◆ Exercise description ◆
Quote every line below exactly and skip any picture.

— START Dataset section —

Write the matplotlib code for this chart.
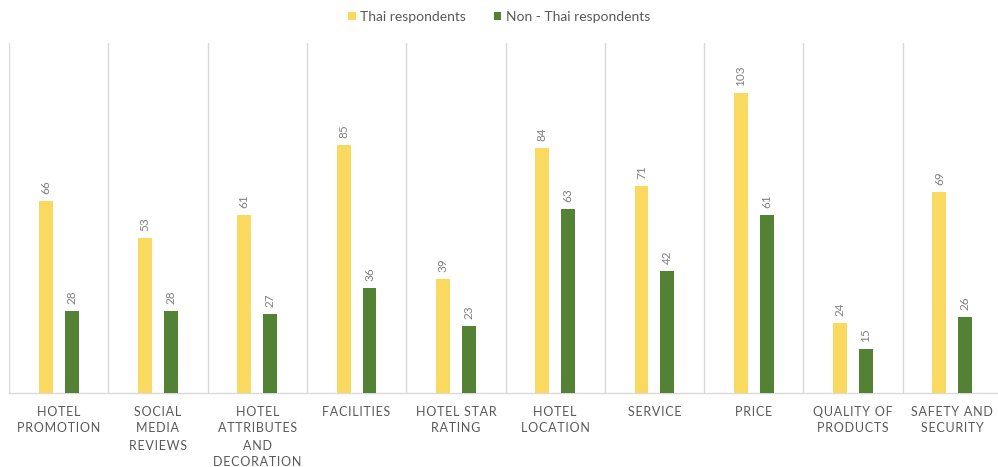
import matplotlib
matplotlib.use("Agg")
import matplotlib.pyplot as plt
import numpy as np

categories = ["HOTEL\nPROMOTION", "SOCIAL\nMEDIA\nREVIEWS", "HOTEL\nATTRIBUTES\nAND\nDECORATION",
              "FACILITIES", "HOTEL STAR\nRATING", "HOTEL\nLOCATION", "SERVICE", "PRICE",
              "QUALITY OF\nPRODUCTS", "SAFETY AND\nSECURITY"]
thai = [66, 53, 61, 85, 39, 84, 71, 103, 24, 69]
non_thai = [28, 28, 27, 36, 23, 63, 42, 61, 15, 26]
series_names = ["Thai respondents", "Non - Thai respondents"]

plt.rcParams["font.family"] = ["Lato", "DejaVu Sans"]

YELLOW = "#FAD961"
GREEN = "#548235"
GRID = "#D9D9D9"
TXT = "#595959"


def spaced(s):
    # widen tracking with hair spaces between letters
    return "\n".join("\u200a".join(line) for line in s.split("\n"))


fig = plt.figure(figsize=(9.98, 4.67), dpi=100)
ax = fig.add_axes([9 / 998, 1 - 393 / 467, (1002 - 9) / 998, (393 - 43) / 467])

x = np.arange(len(categories))
w = 0.14
off = 0.13
b1 = ax.bar(x - off, thai, w, color=YELLOW, label=series_names[0], zorder=3)
b2 = ax.bar(x + off, non_thai, w, color=GREEN, label=series_names[1], zorder=3)

for bars, vals in ((b1, thai), (b2, non_thai)):
    for r, v in zip(bars, vals):
        ax.annotate(str(v), (r.get_x() + r.get_width() / 2, v), xytext=(0, 5),
                    textcoords="offset points", rotation=90, ha="center", va="bottom",
                    fontsize=8.5, color="#7F7F7F")

ax.set_xlim(-0.5, len(categories) - 0.5)
ax.set_ylim(0, 120)
ax.set_yticks([])
ax.set_xticks(x)
ax.set_xticklabels([spaced(c) for c in categories], fontsize=9, color=TXT, linespacing=1.5)
ax.tick_params(axis="x", length=0, pad=9)

for b in np.arange(-0.5, len(categories), 1.0):
    ax.axvline(b, color=GRID, lw=1, zorder=1)
for s in ("top", "right", "left"):
    ax.spines[s].set_visible(False)
ax.spines["bottom"].set_color(GRID)
ax.spines["bottom"].set_linewidth(1)

fig.legend(handles=[b1, b2], loc="center", bbox_to_anchor=(0.5, 1 - 17 / 467), ncol=2,
           frameon=False, fontsize=10, labelcolor=TXT, handlelength=0.55, handleheight=0.55,
           handletextpad=0.3, columnspacing=2.0)

fig.savefig("out.png", dpi=100)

— END Dataset section —

◆ Task response ◆
Write the matplotlib code for this chart.
import matplotlib
matplotlib.use("Agg")
import matplotlib.pyplot as plt
import numpy as np

categories = ["HOTEL\nPROMOTION", "SOCIAL\nMEDIA\nREVIEWS", "HOTEL\nATTRIBUTES\nAND\nDECORATION",
              "FACILITIES", "HOTEL STAR\nRATING", "HOTEL\nLOCATION", "SERVICE", "PRICE",
              "QUALITY OF\nPRODUCTS", "SAFETY AND\nSECURITY"]
thai = [66, 53, 61, 85, 39, 84, 71, 103, 24, 69]
non_thai = [28, 28, 27, 36, 23, 63, 42, 61, 15, 26]
series_names = ["Thai respondents", "Non - Thai respondents"]

plt.rcParams["font.family"] = ["Lato", "DejaVu Sans"]

YELLOW = "#FAD961"
GREEN = "#548235"
GRID = "#D9D9D9"
TXT = "#595959"


def spaced(s):
    # widen tracking with hair spaces between letters
    return "\n".join("\u200a".join(line) for line in s.split("\n"))


fig = plt.figure(figsize=(9.98, 4.67), dpi=100)
ax = fig.add_axes([9 / 998, 1 - 393 / 467, (1002 - 9) / 998, (393 - 43) / 467])

x = np.arange(len(categories))
w = 0.14
off = 0.13
b1 = ax.bar(x - off, thai, w, color=YELLOW, label=series_names[0], zorder=3)
b2 = ax.bar(x + off, non_thai, w, color=GREEN, label=series_names[1], zorder=3)

for bars, vals in ((b1, thai), (b2, non_thai)):
    for r, v in zip(bars, vals):
        ax.annotate(str(v), (r.get_x() + r.get_width() / 2, v), xytext=(0, 5),
                    textcoords="offset points", rotation=90, ha="center", va="bottom",
                    fontsize=8.5, color="#7F7F7F")

ax.set_xlim(-0.5, len(categories) - 0.5)
ax.set_ylim(0, 120)
ax.set_yticks([])
ax.set_xticks(x)
ax.set_xticklabels([spaced(c) for c in categories], fontsize=9, color=TXT, linespacing=1.5)
ax.tick_params(axis="x", length=0, pad=9)

for b in np.arange(-0.5, len(categories), 1.0):
    ax.axvline(b, color=GRID, lw=1, zorder=1)
for s in ("top", "right", "left"):
    ax.spines[s].set_visible(False)
ax.spines["bottom"].set_color(GRID)
ax.spines["bottom"].set_linewidth(1)

fig.legend(handles=[b1, b2], loc="center", bbox_to_anchor=(0.5, 1 - 17 / 467), ncol=2,
           frameon=False, fontsize=10, labelcolor=TXT, handlelength=0.55, handleheight=0.55,
           handletextpad=0.3, columnspacing=2.0)

fig.savefig("out.png", dpi=100)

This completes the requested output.